The Apple Pie Trail winds through scenic landscapes in the Blue Mountains region (www.applepietrail.com).
The Loyalist Parkway between Trenton and Kingston traces Ontario’s late 18th century history (www.pec.on.ca/lpa).
There’s a scenic route in Southwestern Ontario for a range of interests, from birding to beaches (www.ontariossouthwest.com).
The area around Stratford is home to culinary trails devoted to chocolate, pumpkins, and bacon and ale (www.visitstratford.ca/culinary-adventures).
Enjoy rugged, dramatic vistas and superb camping along Lake Superior’s north shore (www.superiorcountry.ca).

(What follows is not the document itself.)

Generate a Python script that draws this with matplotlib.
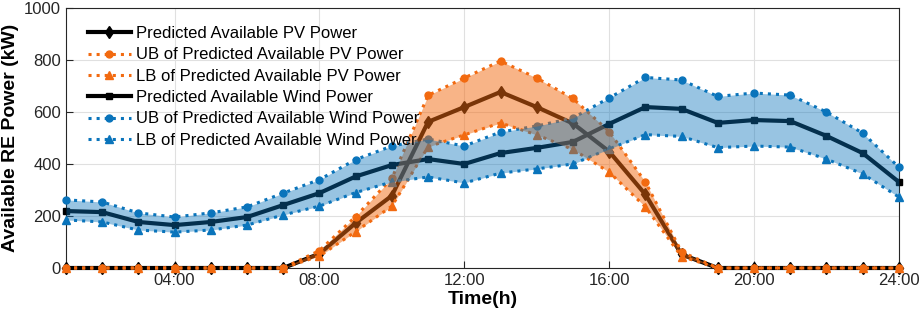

Amusements abound at Wild Waterworks (www.wild-waterworks.com), Playdium (www.playdium.com) and Canada’s Wonderland (www.canadaswonderland.com). Santa’s Village appeals to both toddlers and teens (www.santasvillage.ca). Little ones might also enjoy Storybook Gardens (www.storybook.london.ca). Plane buffs should see the Canada Aviation and Space Museum (www.ingeniumcanada.org/aviation/index.php). Gamers flock to The Rec Room, a large arcade and entertainment complex near Toronto’s Rogers Centre (www.therecroom.com) and to Ctrl V, a virtual-reality arcade chain with multiple locations in Southern Ontario, including a flagship arcade in Waterloo (www.ctrlv.ca). Budding mechanics can tour a Toyota Motor Manufacturing Canada plant in Cambridge (www.tmmc.ca/en/plants/plant-tours). Finally, sites for animal lovers include the Cambridge Butterfly Conservatory (www.cambridgebutterfly.com) and African Lion Safari (www.lionsafari.com). For more inspiration: www.ontariotravel.net.
PUKASKWA NATIONAL PARK
Explore 1,878 sq. km (725 sq. mi.) of northern forests and rugged Canadian Shield landscapes on the shores of Lake Superior, the world’s largest freshwater lake by surface area. The province’s only wilderness national park, Pukaskwa offers visitors superb outdoor experiences and opportunities to connect with the rich history of local Indigenous Peoples through cultural programs. On summer nights, sunsets bathe driftwood-dotted beaches and towering cliffs in shades of crimson and gold. Set up your tent in a campground or truly escape the world at a backcountry campsite (www.parkscanada.gc.ca/pukaskwa).